**WHAT IS EXPECTED:** Take all the material and copy it exactly.

===== INFORMATION PROVIDED =====

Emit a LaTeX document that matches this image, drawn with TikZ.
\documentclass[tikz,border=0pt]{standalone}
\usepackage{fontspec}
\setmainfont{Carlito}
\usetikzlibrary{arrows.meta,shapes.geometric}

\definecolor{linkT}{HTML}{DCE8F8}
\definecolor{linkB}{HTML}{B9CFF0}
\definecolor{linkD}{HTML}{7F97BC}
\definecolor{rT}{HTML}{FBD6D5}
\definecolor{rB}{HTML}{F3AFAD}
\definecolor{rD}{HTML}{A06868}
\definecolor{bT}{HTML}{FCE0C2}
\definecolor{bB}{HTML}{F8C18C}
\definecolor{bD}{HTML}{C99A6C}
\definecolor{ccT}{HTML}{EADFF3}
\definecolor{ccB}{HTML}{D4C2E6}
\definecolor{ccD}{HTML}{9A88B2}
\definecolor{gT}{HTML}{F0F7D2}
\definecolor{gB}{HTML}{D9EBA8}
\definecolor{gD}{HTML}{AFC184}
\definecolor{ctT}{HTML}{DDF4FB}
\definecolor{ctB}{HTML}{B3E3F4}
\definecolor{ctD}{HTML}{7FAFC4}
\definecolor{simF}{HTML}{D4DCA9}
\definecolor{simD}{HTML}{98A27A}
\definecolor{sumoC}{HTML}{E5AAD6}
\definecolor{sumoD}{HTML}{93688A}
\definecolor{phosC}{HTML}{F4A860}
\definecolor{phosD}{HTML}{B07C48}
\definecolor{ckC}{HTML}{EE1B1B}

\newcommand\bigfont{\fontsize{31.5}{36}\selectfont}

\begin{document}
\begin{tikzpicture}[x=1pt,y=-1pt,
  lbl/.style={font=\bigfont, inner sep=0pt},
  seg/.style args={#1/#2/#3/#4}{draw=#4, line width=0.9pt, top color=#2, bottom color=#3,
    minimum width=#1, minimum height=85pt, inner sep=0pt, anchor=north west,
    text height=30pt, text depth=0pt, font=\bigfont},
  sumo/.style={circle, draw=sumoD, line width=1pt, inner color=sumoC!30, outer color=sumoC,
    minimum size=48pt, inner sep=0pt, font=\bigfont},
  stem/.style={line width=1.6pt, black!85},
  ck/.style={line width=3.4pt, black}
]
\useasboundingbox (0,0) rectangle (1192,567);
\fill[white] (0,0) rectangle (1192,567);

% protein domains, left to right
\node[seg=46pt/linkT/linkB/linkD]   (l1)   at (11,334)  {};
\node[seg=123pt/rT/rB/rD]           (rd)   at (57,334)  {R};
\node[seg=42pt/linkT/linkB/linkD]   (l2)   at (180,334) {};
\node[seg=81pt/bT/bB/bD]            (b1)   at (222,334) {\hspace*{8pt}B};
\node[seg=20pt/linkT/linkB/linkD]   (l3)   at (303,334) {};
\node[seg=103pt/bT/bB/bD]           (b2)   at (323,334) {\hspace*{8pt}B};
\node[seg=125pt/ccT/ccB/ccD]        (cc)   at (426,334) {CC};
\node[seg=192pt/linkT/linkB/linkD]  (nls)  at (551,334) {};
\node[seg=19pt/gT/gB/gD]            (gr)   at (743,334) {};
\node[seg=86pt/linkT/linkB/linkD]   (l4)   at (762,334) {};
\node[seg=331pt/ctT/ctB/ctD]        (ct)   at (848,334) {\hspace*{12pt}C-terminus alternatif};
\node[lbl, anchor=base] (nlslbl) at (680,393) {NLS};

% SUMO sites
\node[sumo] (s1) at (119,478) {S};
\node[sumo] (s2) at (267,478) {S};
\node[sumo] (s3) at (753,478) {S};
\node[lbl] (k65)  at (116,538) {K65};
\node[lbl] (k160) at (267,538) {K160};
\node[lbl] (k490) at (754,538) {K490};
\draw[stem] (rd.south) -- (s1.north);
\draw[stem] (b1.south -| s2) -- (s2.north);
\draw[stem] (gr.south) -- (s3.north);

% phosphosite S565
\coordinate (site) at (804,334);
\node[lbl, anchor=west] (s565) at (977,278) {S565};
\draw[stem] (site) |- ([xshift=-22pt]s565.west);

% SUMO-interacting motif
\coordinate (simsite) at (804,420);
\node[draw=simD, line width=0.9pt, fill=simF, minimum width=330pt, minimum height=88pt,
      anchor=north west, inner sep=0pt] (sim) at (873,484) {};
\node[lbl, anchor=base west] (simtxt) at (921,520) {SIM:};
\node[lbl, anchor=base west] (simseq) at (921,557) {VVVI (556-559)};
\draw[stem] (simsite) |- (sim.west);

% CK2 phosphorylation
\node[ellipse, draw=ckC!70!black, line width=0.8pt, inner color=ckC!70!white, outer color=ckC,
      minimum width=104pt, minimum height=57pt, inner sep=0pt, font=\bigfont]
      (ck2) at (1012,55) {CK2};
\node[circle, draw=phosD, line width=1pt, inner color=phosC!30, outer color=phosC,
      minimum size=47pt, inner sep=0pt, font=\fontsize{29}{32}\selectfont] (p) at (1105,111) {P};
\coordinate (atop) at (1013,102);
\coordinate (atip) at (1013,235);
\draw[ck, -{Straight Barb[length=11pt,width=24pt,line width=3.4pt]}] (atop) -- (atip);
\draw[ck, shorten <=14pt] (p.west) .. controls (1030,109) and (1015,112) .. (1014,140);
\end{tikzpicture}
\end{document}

=====

**CORRECT ANSWER:**
Emit a LaTeX document that matches this image, drawn with TikZ.
\documentclass[tikz,border=0pt]{standalone}
\usepackage{fontspec}
\setmainfont{Carlito}
\usetikzlibrary{arrows.meta,shapes.geometric}

\definecolor{linkT}{HTML}{DCE8F8}
\definecolor{linkB}{HTML}{B9CFF0}
\definecolor{linkD}{HTML}{7F97BC}
\definecolor{rT}{HTML}{FBD6D5}
\definecolor{rB}{HTML}{F3AFAD}
\definecolor{rD}{HTML}{A06868}
\definecolor{bT}{HTML}{FCE0C2}
\definecolor{bB}{HTML}{F8C18C}
\definecolor{bD}{HTML}{C99A6C}
\definecolor{ccT}{HTML}{EADFF3}
\definecolor{ccB}{HTML}{D4C2E6}
\definecolor{ccD}{HTML}{9A88B2}
\definecolor{gT}{HTML}{F0F7D2}
\definecolor{gB}{HTML}{D9EBA8}
\definecolor{gD}{HTML}{AFC184}
\definecolor{ctT}{HTML}{DDF4FB}
\definecolor{ctB}{HTML}{B3E3F4}
\definecolor{ctD}{HTML}{7FAFC4}
\definecolor{simF}{HTML}{D4DCA9}
\definecolor{simD}{HTML}{98A27A}
\definecolor{sumoC}{HTML}{E5AAD6}
\definecolor{sumoD}{HTML}{93688A}
\definecolor{phosC}{HTML}{F4A860}
\definecolor{phosD}{HTML}{B07C48}
\definecolor{ckC}{HTML}{EE1B1B}

\newcommand\bigfont{\fontsize{31.5}{36}\selectfont}

\begin{document}
\begin{tikzpicture}[x=1pt,y=-1pt,
  lbl/.style={font=\bigfont, inner sep=0pt},
  seg/.style args={#1/#2/#3/#4}{draw=#4, line width=0.9pt, top color=#2, bottom color=#3,
    minimum width=#1, minimum height=85pt, inner sep=0pt, anchor=north west,
    text height=30pt, text depth=0pt, font=\bigfont},
  sumo/.style={circle, draw=sumoD, line width=1pt, inner color=sumoC!30, outer color=sumoC,
    minimum size=48pt, inner sep=0pt, font=\bigfont},
  stem/.style={line width=1.6pt, black!85},
  ck/.style={line width=3.4pt, black}
]
\useasboundingbox (0,0) rectangle (1192,567);
\fill[white] (0,0) rectangle (1192,567);

% protein domains, left to right
\node[seg=46pt/linkT/linkB/linkD]   (l1)   at (11,334)  {};
\node[seg=123pt/rT/rB/rD]           (rd)   at (57,334)  {R};
\node[seg=42pt/linkT/linkB/linkD]   (l2)   at (180,334) {};
\node[seg=81pt/bT/bB/bD]            (b1)   at (222,334) {\hspace*{8pt}B};
\node[seg=20pt/linkT/linkB/linkD]   (l3)   at (303,334) {};
\node[seg=103pt/bT/bB/bD]           (b2)   at (323,334) {\hspace*{8pt}B};
\node[seg=125pt/ccT/ccB/ccD]        (cc)   at (426,334) {CC};
\node[seg=192pt/linkT/linkB/linkD]  (nls)  at (551,334) {};
\node[seg=19pt/gT/gB/gD]            (gr)   at (743,334) {};
\node[seg=86pt/linkT/linkB/linkD]   (l4)   at (762,334) {};
\node[seg=331pt/ctT/ctB/ctD]        (ct)   at (848,334) {\hspace*{12pt}C-terminus alternatif};
\node[lbl, anchor=base] (nlslbl) at (680,393) {NLS};

% SUMO sites
\node[sumo] (s1) at (119,478) {S};
\node[sumo] (s2) at (267,478) {S};
\node[sumo] (s3) at (753,478) {S};
\node[lbl] (k65)  at (116,538) {K65};
\node[lbl] (k160) at (267,538) {K160};
\node[lbl] (k490) at (754,538) {K490};
\draw[stem] (rd.south) -- (s1.north);
\draw[stem] (b1.south -| s2) -- (s2.north);
\draw[stem] (gr.south) -- (s3.north);

% phosphosite S565
\coordinate (site) at (804,334);
\node[lbl, anchor=west] (s565) at (977,278) {S565};
\draw[stem] (site) |- ([xshift=-22pt]s565.west);

% SUMO-interacting motif
\coordinate (simsite) at (804,420);
\node[draw=simD, line width=0.9pt, fill=simF, minimum width=330pt, minimum height=88pt,
      anchor=north west, inner sep=0pt] (sim) at (873,484) {};
\node[lbl, anchor=base west] (simtxt) at (921,520) {SIM:};
\node[lbl, anchor=base west] (simseq) at (921,557) {VVVI (556-559)};
\draw[stem] (simsite) |- (sim.west);

% CK2 phosphorylation
\node[ellipse, draw=ckC!70!black, line width=0.8pt, inner color=ckC!70!white, outer color=ckC,
      minimum width=104pt, minimum height=57pt, inner sep=0pt, font=\bigfont]
      (ck2) at (1012,55) {CK2};
\node[circle, draw=phosD, line width=1pt, inner color=phosC!30, outer color=phosC,
      minimum size=47pt, inner sep=0pt, font=\fontsize{29}{32}\selectfont] (p) at (1105,111) {P};
\coordinate (atop) at (1013,102);
\coordinate (atip) at (1013,235);
\draw[ck, -{Straight Barb[length=11pt,width=24pt,line width=3.4pt]}] (atop) -- (atip);
\draw[ck, shorten <=14pt] (p.west) .. controls (1030,109) and (1015,112) .. (1014,140);
\end{tikzpicture}
\end{document}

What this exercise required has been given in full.